Count how many lines of the material below have the word "that" and give only the number.

### SOURCE DATA

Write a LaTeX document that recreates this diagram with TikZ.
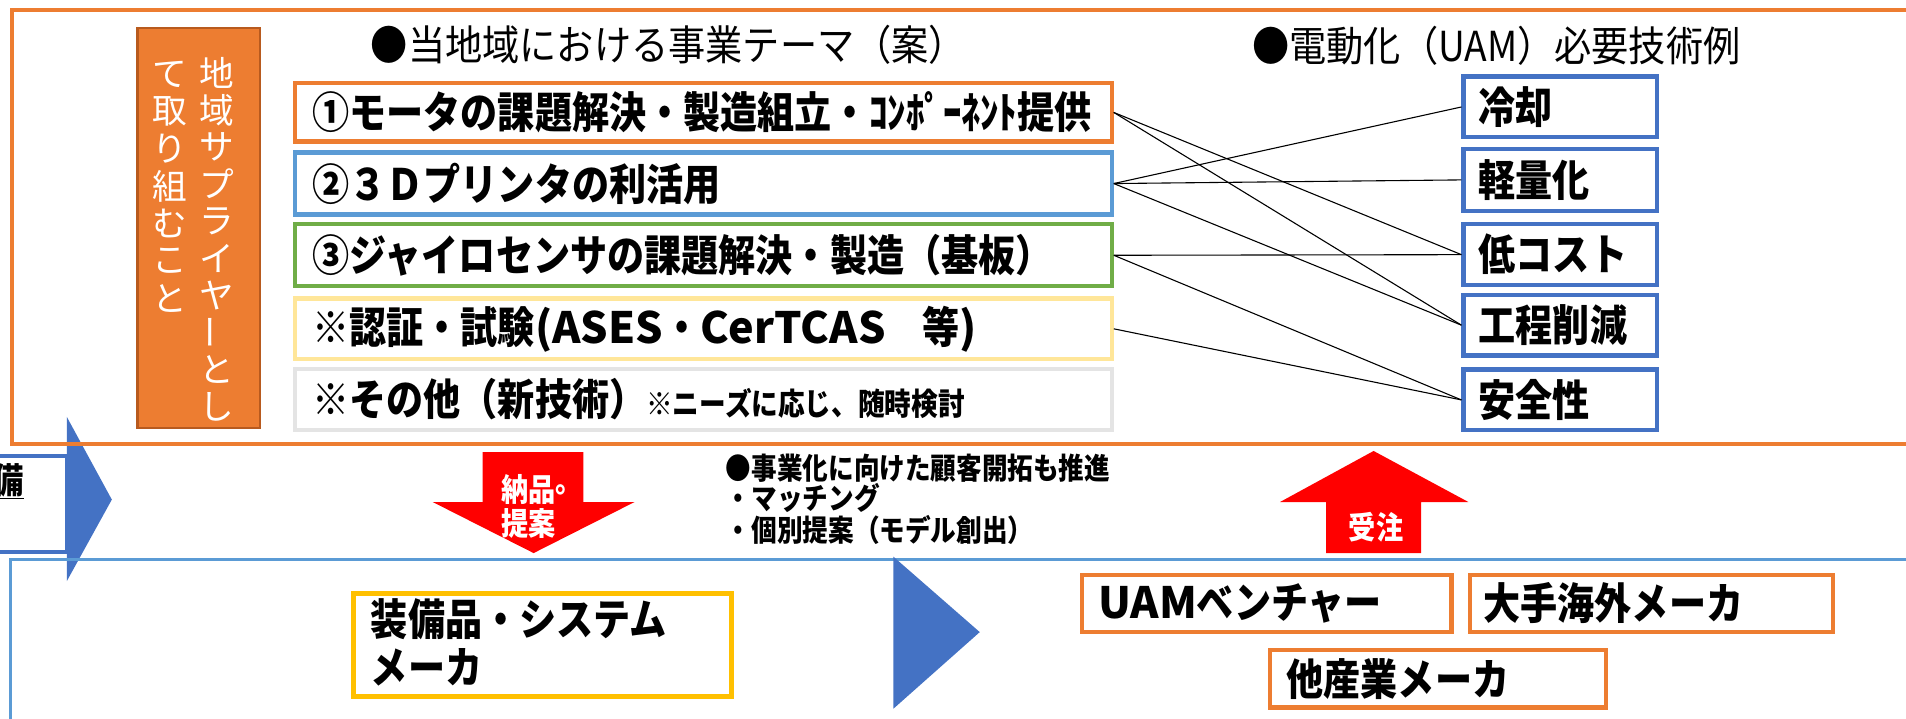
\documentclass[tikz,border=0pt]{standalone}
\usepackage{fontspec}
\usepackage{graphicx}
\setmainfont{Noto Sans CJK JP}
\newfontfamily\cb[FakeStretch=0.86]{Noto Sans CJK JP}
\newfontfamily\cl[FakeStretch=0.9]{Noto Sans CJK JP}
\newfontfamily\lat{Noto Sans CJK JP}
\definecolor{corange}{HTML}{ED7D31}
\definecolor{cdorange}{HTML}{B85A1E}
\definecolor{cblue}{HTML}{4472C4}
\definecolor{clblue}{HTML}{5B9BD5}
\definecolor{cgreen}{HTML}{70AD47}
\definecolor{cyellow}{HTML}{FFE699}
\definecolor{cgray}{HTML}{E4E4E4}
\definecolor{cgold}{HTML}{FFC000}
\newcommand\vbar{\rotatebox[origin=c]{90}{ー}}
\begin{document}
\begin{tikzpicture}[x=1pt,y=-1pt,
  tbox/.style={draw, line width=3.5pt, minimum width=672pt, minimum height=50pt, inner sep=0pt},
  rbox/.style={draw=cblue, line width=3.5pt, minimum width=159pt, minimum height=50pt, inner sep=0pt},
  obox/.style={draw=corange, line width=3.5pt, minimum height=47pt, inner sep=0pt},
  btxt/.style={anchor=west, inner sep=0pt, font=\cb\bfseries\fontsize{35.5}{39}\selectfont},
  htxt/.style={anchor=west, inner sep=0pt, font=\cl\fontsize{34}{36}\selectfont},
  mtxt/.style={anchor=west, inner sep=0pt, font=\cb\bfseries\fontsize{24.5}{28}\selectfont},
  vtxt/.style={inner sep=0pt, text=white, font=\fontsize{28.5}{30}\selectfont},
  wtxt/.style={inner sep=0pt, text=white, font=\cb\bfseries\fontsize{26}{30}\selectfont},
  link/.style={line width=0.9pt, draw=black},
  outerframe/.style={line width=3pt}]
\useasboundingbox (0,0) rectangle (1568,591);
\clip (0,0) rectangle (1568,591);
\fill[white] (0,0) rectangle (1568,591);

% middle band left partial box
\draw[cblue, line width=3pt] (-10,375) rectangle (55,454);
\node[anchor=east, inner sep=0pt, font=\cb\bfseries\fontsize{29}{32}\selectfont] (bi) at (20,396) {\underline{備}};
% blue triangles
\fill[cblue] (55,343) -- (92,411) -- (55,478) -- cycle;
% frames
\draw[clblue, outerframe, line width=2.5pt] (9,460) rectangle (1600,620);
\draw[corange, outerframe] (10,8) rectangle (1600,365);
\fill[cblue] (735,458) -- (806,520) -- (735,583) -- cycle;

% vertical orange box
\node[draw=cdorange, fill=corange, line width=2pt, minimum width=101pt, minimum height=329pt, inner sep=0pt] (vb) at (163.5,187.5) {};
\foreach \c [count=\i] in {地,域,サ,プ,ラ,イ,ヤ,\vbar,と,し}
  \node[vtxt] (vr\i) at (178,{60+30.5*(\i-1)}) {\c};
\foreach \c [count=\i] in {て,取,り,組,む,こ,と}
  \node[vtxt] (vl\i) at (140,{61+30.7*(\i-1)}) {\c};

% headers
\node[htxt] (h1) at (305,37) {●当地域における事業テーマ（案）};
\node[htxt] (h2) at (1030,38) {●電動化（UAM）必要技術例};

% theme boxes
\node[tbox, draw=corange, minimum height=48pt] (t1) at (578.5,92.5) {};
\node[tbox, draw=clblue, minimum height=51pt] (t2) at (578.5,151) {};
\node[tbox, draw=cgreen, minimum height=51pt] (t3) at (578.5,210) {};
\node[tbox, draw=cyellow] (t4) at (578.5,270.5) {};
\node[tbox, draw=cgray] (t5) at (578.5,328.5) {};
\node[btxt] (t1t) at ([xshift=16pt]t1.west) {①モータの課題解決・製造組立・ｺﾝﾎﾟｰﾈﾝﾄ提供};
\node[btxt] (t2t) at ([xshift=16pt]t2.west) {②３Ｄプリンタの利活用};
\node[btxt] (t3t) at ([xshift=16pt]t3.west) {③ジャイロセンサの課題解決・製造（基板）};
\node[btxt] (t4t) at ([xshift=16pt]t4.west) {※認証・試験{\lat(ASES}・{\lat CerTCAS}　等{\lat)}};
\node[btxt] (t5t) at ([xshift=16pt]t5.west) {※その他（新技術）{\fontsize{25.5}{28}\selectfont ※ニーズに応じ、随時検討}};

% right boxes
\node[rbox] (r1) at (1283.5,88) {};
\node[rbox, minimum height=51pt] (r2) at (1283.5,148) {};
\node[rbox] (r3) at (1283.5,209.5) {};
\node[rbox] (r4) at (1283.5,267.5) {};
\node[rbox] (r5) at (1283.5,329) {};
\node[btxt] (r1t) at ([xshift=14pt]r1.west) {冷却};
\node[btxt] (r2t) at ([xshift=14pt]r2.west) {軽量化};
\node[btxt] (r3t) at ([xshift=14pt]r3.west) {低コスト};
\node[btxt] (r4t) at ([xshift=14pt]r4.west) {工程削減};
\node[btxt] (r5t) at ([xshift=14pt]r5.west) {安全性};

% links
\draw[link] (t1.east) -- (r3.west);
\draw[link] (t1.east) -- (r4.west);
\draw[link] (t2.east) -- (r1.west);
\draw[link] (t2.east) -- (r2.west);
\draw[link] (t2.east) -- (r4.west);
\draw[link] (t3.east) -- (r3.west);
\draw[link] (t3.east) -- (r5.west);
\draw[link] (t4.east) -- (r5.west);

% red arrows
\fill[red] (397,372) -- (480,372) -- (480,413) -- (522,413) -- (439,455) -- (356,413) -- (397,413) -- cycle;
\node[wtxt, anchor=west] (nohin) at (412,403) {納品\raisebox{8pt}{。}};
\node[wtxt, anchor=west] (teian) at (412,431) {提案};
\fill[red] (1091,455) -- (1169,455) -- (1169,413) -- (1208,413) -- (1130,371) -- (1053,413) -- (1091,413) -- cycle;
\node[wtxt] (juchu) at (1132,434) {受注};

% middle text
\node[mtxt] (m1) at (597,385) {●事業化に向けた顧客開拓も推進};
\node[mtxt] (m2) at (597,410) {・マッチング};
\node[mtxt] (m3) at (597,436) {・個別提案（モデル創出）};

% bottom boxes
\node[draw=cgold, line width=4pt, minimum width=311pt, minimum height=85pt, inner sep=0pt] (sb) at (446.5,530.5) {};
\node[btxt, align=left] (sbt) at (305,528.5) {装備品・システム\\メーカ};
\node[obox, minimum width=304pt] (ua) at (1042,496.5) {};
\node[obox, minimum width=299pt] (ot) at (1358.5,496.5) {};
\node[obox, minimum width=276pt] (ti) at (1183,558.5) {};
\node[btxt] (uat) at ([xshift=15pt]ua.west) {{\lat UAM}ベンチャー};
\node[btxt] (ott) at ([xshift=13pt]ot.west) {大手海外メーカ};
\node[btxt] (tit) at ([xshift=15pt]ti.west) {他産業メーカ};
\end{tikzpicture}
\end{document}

######
### SOURCE DATA

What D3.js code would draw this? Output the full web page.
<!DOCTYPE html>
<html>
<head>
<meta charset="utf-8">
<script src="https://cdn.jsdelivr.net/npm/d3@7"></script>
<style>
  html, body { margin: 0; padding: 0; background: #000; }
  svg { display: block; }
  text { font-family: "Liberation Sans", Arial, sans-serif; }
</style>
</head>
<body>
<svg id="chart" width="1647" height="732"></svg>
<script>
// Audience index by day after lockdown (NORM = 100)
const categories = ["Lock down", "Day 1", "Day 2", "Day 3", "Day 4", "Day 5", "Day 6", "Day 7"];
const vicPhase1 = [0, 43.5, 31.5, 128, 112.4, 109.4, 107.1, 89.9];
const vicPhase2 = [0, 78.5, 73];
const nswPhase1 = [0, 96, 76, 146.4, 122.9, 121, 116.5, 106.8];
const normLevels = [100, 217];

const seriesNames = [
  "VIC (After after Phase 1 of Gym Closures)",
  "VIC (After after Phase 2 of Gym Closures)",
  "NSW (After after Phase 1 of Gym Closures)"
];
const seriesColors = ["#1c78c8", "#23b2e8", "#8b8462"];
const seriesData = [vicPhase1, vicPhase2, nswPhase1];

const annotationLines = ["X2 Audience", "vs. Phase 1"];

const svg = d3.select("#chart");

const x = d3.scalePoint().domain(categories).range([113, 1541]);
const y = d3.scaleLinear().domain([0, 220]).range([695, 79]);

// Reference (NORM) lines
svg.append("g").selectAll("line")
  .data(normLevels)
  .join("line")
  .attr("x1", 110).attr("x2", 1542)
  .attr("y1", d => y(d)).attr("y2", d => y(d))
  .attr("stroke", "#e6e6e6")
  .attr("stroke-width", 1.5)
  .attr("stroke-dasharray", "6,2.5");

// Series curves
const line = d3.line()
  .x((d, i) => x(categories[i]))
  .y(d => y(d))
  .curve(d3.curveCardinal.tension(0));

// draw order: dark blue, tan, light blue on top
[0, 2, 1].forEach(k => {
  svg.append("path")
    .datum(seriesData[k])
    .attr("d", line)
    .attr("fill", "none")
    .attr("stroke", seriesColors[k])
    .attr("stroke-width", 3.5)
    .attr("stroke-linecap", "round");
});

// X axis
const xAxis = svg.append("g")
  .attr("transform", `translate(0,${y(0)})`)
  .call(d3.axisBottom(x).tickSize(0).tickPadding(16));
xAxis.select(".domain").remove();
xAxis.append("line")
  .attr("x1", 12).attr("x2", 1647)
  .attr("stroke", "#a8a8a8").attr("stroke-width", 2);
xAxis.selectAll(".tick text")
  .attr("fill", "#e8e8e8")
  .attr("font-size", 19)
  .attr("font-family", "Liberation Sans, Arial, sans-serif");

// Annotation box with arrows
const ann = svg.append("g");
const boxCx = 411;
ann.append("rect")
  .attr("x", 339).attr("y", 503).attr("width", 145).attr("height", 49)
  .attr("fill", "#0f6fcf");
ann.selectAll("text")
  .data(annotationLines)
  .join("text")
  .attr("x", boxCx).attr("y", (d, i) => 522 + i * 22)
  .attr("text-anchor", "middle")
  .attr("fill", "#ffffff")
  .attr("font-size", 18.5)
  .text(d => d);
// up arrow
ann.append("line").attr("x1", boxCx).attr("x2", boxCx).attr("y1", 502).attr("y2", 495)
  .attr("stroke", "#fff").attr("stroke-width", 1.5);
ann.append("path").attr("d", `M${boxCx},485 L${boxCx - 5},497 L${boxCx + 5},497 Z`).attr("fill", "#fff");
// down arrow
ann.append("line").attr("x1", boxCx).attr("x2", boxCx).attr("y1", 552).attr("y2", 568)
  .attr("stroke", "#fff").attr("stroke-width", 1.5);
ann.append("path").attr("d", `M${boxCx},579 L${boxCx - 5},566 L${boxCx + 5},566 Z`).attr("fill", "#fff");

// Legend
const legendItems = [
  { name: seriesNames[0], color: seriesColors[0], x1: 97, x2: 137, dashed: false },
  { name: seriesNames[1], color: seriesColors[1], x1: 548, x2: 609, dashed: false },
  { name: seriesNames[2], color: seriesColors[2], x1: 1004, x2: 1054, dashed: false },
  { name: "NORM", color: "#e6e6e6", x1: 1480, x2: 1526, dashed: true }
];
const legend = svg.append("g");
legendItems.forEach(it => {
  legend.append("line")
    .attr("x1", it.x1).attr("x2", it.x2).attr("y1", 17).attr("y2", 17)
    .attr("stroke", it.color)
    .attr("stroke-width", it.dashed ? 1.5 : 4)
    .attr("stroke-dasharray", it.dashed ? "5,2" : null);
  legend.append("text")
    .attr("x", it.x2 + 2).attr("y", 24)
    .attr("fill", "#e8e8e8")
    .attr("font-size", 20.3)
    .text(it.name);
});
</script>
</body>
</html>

######
### SOURCE DATA

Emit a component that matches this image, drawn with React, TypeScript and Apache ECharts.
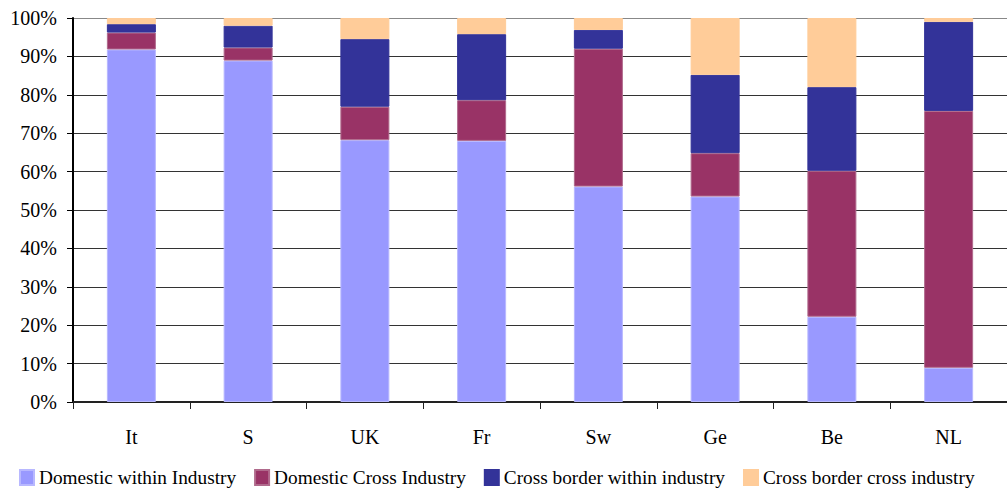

######

→ **EXERCISE SOLUTION**
2